Another build time improvement coming, especially for fresh CI builds, is a new ...

aseipp · on Feb 3, 2023

Great stuff. Now, if they can just have a globally shared (at least per $USER!), content-addressible target/ directory, two of my complaints with Cargo would be fixed nicely...

jynelson · on Feb 3, 2023

You can do that today, set CARGO_TARGET_DIR to an absolute path.

pdimitar · on Feb 4, 2023

Huh? But the docs say this:

"Location of where to place all generated artifacts, relative to the current working directory."

jenadine · on Feb 4, 2023

You can set an absolute path.

The problem is that if two workspace build a dependency with sightly different features or flags, it will always be rebuild when changing workspaces

MuffinFlavored · on Feb 3, 2023

I really wonder how many Dockerfiles are out there that on every PR merge pull the entire cargo "metadata" without cache and how wasteful that is from a bandwidth/electricity standpoint or if in the grand scheme of things it's a small drop in the bucket?

aseipp · on Feb 3, 2023

In my experience it's pretty significant from the bandwidth side at reasonable levels of usage. You'd be astounded at how many things download packages and their metadata near constantly, and the rise of fully automated CI systems has really put the stress on bandwidth in particular, since most things are "from scratch." And now we have things like dependabot automatically creating PRs for downstream advisories constantly which can incur rebuilds, closing the loop fully.

If you use GitHub as like a storage server and totally externalize the costs of the package index onto them, then it's workable for free. But if you're running your own servers then it's a whole different ballgame.

kzrdude · on Feb 3, 2023

I think github would have throttled that cargo index repository a long time ago if it wasn't used by Rust, i.e they get some kind of special favour. Which is nice but maybe not sustainable.

kibwen · on Feb 3, 2023

Github employees personally reached out to various packagers (I know both Cargo and Homebrew for certain) asking them not to perform shallow clones on their index repos, because of the extra processing it was incurring on the server side.

MarkSweep · on Feb 3, 2023

You can also use something like this to cache build artifacts and dependencies between builds:

https://github.com/Swatinem/rust-cache

CodesInChaos · on Feb 3, 2023

Why would a CI build need the index at all?
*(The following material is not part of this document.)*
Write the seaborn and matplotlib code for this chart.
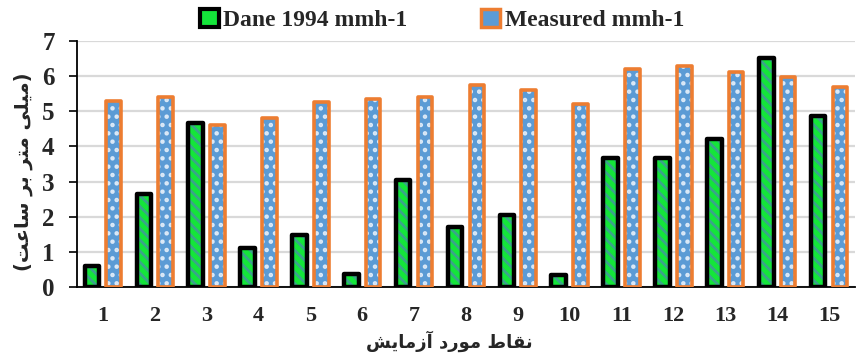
import matplotlib
matplotlib.use("Agg")
import matplotlib.pyplot as plt
import seaborn as sns
import pandas as pd
import numpy as np
from matplotlib.patches import Rectangle, Patch

points = [str(i) for i in range(1, 16)]
dane = [0.60, 2.65, 4.68, 1.10, 1.48, 0.38, 3.05, 1.70, 2.05, 0.35, 3.67, 3.67, 4.20, 6.52, 4.87]
measured = [5.28, 5.40, 4.62, 4.80, 5.25, 5.35, 5.42, 5.75, 5.60, 5.22, 6.20, 6.30, 6.13, 5.98, 5.70]
series_names = ["Dane 1994 mmh-1", "Measured mmh-1"]
yticks = [0, 1, 2, 3, 4, 5, 6, 7]

# Persian labels written in visual (shaped, left-to-right) order
xlabel = "\uFEB6\uFEF3\uFE8E\uFEE3\uFEAF\uFE81 \uFEA9\uFEAD\uFEEE\uFEE3 \uFEC1\uFE8E\uFED8\uFEE7"  # نقاط مورد آزمایش
ylabel = "(\uFE96\uFECB\uFE8E\uFEB3 \uFEAE\uFE91 \uFEAE\uFE98\uFEE3 \uFEF0\uFEE0\uFEF4\uFEE3)"  # (میلی متر بر ساعت)

df = pd.DataFrame({
    "point": points * 2,
    "value": dane + measured,
    "series": [series_names[0]] * len(points) + [series_names[1]] * len(points),
})

sns.set_theme(style="white")
plt.rcParams['font.family'] = ['Liberation Serif', 'DejaVu Sans']
plt.rcParams['hatch.linewidth'] = 2.0

fig = plt.figure(figsize=(8.58, 3.58), dpi=100)
ax = fig.add_axes([0.0897, 0.1983, 0.9067, 0.6872])

green_fill = "#14e53a"
green_hatch = "#3aa58a"
blue_fill = "#5b9bd5"
orange = "#ed7d31"

sns.barplot(data=df, x="point", y="value", hue="series", order=points,
            hue_order=series_names, width=0.84, gap=0.33, ax=ax,
            palette=[green_fill, blue_fill], legend=False, errorbar=None)

n = len(points)
for i, p in enumerate(ax.patches[:2 * n]):
    is_dane = i < n
    x, y = p.get_x(), p.get_y()
    w, h = p.get_width(), p.get_height()
    if is_dane:
        p.set_facecolor(green_fill)
        p.set_hatch("\\\\\\")
        p.set_edgecolor(green_hatch)
        p.set_linewidth(0)
        ax.add_patch(Rectangle((x, y), w, h, fill=False, edgecolor="black",
                               linewidth=3.2, joinstyle="round", zorder=3))
    else:
        p.set_facecolor(blue_fill)
        p.set_hatch("..")
        p.set_edgecolor("#dbe9f7")
        p.set_linewidth(0)
        ax.add_patch(Rectangle((x, y), w, h, fill=False, edgecolor=orange,
                               linewidth=2.6, joinstyle="round", zorder=3))

ax.set_xlim(-0.5, n - 0.5)
ax.set_ylim(0, 7)
ax.set_yticks(yticks)
ax.set_yticklabels([str(t) for t in yticks], fontsize=18, fontweight="bold",
                   family="Liberation Serif")
ax.set_xticks(range(n))
ax.set_xticklabels(points, fontsize=16, fontweight="bold", family="Liberation Serif")
ax.set_xticks(np.arange(-0.5, n, 1.0), minor=True)
ax.tick_params(axis="x", which="major", length=0, pad=14)
ax.tick_params(axis="x", which="minor", length=6, width=1.2, color="black", direction="out")
ax.tick_params(axis="y", which="major", length=6, width=1.2, color="black", direction="out",
               pad=10, left=True)

ax.yaxis.grid(True, color="#d9d9d9", linewidth=1.6)
ax.set_axisbelow(True)
for s in ["top", "right"]:
    ax.spines[s].set_visible(False)
for s in ["left", "bottom"]:
    ax.spines[s].set_visible(True)
    ax.spines[s].set_color("black")
    ax.spines[s].set_linewidth(1.3)

ax.set_xlabel(xlabel, fontsize=13, fontweight="bold", family="DejaVu Sans")
ax.xaxis.set_label_coords(0.478, -0.178)
ax.set_ylabel(ylabel, fontsize=14, fontweight="bold", family="DejaVu Sans")
ax.yaxis.set_label_coords(-0.056, 0.47)

handles = [
    Patch(facecolor=green_fill, edgecolor="black", linewidth=3),
    Patch(facecolor=blue_fill, edgecolor=orange, linewidth=2.5),
]
fig.legend(handles, series_names, loc="upper center", bbox_to_anchor=(0.515, 1.035),
           ncol=2, frameon=False, columnspacing=3.1, handlelength=0.8, handleheight=0.8,
           handletextpad=0.2,
           prop={"family": "Liberation Serif", "weight": "bold", "size": 17})

fig.savefig("out.png", dpi=100)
The lock file should already contain all the dependencies and their hashes.

kibwen · on Feb 3, 2023

You're correct that Cargo doesn't check the index if it's building using a lockfile, but I think the problem is that a freshly-installed copy of Cargo assumes that it needs to get the index the first time that any command is run. I assume (but haven't verified in the slightest) that this behavior will change with the move to an on-demand index by default.

Vecr · on Feb 3, 2023

Good thing they will continue to support the original protocol. I don't like downloading things on demand like that, not good for privacy.

charcircuit · on Feb 3, 2023

How is it bad for privacy?

Before:

Download all metadata, Download xyz package

After:

Downolad xyz's metadata, Download xyz

They already know you are using xyz.

throwaway894345 · on Feb 3, 2023

I don't care much either way, but you have the privacy argument backwards. If you're downloading all the things, then no knows if you are using xyz, only that you might be using xyz. If you're just downloading what you need and you're downloading xyz, then they know that you're using xyz.

Xorlev · on Feb 3, 2023

I'm not sure I understand. This is talking about Cargo metadata download improvements. You still download individual packages regardless of receiving a copy of the entire registry, so privacy hasn't materially changed either way.

If knowing you use a crate is too much, then running your own registry with a mirror of packages seems like all you could do.

rascul · on Feb 3, 2023

You're downloading specific packages either way, which can potentially be tracked, regardless of whether you're downloading metadata for all packages or just one.

Edit: A thought occurs to me. Cargo downloads metadata from crates.io but clones the package repo from GitHub/etc. So unless I'm missing something, downloading specific metadata instead of all metadata allows for crates.io to track your specific packages in addition to GitHub.

pornel · on Feb 3, 2023

No, repos of packages are not used, at all. Crates don't even need to be in any repository, and the repository URL in the metadata isn't verified in any way. Crates can link to somebody else's repo or a repo full of fake code unrelated to what has been published on crates.io.

crates.io crates are tarballs stored in S3. The tarball downloads also go through a download-counting service, which is how you get download stats for all crates (it's not a tracker in the Google-is-watching-you sense, but just an integer increment in Postgres).

Use https://lib.rs/cargo-crev or source view on docs.rs to see the actual source code that has been uploaded by Cargo.

kibwen · on Feb 3, 2023

This has it backwards. crates.io has always hosted the crates themselves, but has used Github for the index. In the future, with the sparse HTTP index, crates.io will be the only one in the loop, cutting Github out of the equation.